• Problem description: Lines from the one containing "Rebuild this diagram" to the one containing "(0,0) rectangle (862,533);", both lines included, are to be extracted exactly from the data below; pictures are excluded.

• Provided data:

━━━━━━

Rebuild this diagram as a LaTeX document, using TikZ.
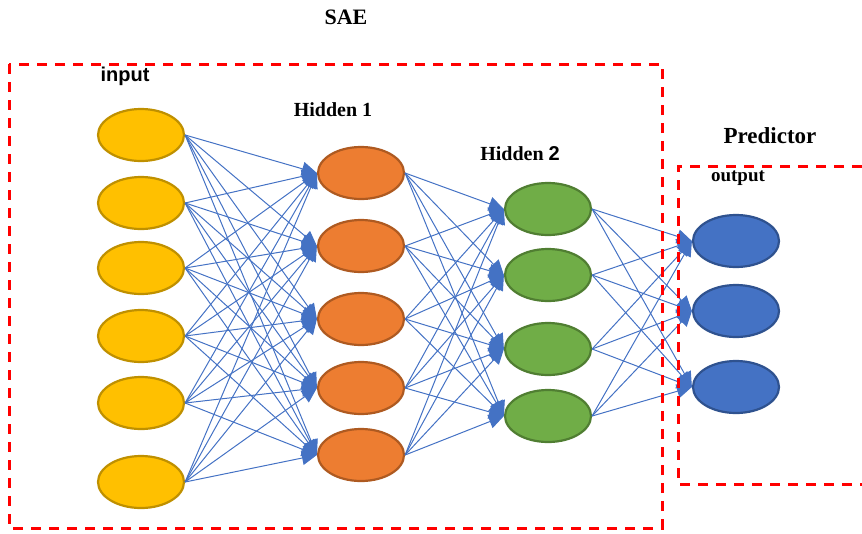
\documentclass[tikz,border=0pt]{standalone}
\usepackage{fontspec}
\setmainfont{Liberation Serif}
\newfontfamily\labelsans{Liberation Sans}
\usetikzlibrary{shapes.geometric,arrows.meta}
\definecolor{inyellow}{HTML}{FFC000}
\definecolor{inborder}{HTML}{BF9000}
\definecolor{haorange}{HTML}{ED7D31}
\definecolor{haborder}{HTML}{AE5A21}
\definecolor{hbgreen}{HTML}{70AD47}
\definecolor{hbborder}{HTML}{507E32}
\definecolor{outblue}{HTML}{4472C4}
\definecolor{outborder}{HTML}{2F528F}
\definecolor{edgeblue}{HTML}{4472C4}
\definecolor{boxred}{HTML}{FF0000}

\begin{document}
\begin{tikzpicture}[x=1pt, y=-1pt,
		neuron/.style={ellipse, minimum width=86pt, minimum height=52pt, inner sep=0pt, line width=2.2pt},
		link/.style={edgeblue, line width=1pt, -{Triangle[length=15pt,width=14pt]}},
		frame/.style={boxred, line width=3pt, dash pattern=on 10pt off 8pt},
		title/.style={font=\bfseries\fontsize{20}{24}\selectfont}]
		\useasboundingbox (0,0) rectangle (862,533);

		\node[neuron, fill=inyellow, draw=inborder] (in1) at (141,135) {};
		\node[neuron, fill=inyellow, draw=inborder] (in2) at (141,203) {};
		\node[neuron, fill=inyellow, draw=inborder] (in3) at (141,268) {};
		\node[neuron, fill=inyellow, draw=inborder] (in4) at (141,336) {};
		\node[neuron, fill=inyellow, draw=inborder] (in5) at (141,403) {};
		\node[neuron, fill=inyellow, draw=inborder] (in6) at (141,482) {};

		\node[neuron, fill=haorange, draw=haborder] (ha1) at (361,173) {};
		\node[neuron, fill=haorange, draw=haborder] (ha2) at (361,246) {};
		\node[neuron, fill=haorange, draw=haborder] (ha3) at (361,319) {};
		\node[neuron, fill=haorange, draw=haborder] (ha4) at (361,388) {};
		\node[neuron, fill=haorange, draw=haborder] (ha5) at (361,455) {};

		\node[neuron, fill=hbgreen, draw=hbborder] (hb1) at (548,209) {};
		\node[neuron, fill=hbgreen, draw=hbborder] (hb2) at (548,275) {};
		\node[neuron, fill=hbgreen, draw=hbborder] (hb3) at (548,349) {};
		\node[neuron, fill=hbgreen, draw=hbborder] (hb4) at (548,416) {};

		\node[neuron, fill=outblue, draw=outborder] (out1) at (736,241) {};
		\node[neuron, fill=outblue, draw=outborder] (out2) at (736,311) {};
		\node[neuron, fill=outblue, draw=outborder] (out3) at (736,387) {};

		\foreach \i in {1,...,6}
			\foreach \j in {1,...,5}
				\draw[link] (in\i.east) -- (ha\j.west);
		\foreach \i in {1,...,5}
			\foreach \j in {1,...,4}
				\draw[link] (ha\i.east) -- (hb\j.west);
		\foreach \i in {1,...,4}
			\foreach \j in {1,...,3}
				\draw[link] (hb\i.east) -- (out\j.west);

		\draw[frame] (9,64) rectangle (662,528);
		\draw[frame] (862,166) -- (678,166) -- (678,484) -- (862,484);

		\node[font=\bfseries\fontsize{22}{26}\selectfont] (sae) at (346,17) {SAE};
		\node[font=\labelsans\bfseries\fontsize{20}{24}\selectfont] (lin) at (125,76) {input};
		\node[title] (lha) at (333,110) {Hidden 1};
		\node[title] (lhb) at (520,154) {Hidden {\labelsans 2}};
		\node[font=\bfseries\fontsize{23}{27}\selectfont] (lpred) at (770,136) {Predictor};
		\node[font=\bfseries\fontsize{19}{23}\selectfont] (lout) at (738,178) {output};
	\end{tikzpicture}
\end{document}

━━━━━━

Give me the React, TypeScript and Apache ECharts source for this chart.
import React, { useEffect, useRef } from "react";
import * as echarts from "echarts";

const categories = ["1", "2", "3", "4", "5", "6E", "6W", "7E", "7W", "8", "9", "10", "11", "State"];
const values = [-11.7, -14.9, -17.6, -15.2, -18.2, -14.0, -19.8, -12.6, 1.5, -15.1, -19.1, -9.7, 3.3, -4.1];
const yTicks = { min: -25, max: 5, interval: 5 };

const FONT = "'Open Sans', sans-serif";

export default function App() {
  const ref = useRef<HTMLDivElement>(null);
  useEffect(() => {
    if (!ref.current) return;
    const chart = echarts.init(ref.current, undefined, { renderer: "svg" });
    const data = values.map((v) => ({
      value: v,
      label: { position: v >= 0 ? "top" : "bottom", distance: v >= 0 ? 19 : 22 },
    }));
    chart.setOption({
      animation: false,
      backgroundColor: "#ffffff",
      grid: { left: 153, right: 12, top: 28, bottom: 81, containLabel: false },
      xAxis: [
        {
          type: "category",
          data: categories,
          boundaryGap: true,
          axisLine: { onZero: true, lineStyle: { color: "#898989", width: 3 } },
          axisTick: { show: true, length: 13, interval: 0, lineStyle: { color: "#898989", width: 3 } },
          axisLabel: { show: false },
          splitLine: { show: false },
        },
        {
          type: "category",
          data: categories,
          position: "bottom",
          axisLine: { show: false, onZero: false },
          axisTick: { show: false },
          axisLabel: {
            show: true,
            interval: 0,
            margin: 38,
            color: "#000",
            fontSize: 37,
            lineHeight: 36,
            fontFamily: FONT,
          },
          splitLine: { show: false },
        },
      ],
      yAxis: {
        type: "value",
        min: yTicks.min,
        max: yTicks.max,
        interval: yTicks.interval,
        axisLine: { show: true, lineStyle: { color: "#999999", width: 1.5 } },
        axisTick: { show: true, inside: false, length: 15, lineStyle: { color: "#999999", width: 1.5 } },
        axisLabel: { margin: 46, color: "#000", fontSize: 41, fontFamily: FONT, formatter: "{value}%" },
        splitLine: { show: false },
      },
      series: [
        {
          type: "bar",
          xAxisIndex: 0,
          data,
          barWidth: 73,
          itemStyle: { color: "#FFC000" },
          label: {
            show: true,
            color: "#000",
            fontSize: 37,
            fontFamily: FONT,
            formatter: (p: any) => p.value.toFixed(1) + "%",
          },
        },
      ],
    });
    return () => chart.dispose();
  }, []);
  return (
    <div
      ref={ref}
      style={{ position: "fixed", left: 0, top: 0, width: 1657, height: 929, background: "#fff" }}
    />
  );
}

━━━━━━

• Task solution:
Rebuild this diagram as a LaTeX document, using TikZ.
\documentclass[tikz,border=0pt]{standalone}
\usepackage{fontspec}
\setmainfont{Liberation Serif}
\newfontfamily\labelsans{Liberation Sans}
\usetikzlibrary{shapes.geometric,arrows.meta}
\definecolor{inyellow}{HTML}{FFC000}
\definecolor{inborder}{HTML}{BF9000}
\definecolor{haorange}{HTML}{ED7D31}
\definecolor{haborder}{HTML}{AE5A21}
\definecolor{hbgreen}{HTML}{70AD47}
\definecolor{hbborder}{HTML}{507E32}
\definecolor{outblue}{HTML}{4472C4}
\definecolor{outborder}{HTML}{2F528F}
\definecolor{edgeblue}{HTML}{4472C4}
\definecolor{boxred}{HTML}{FF0000}

\begin{document}
\begin{tikzpicture}[x=1pt, y=-1pt,
		neuron/.style={ellipse, minimum width=86pt, minimum height=52pt, inner sep=0pt, line width=2.2pt},
		link/.style={edgeblue, line width=1pt, -{Triangle[length=15pt,width=14pt]}},
		frame/.style={boxred, line width=3pt, dash pattern=on 10pt off 8pt},
		title/.style={font=\bfseries\fontsize{20}{24}\selectfont}]
		\useasboundingbox (0,0) rectangle (862,533);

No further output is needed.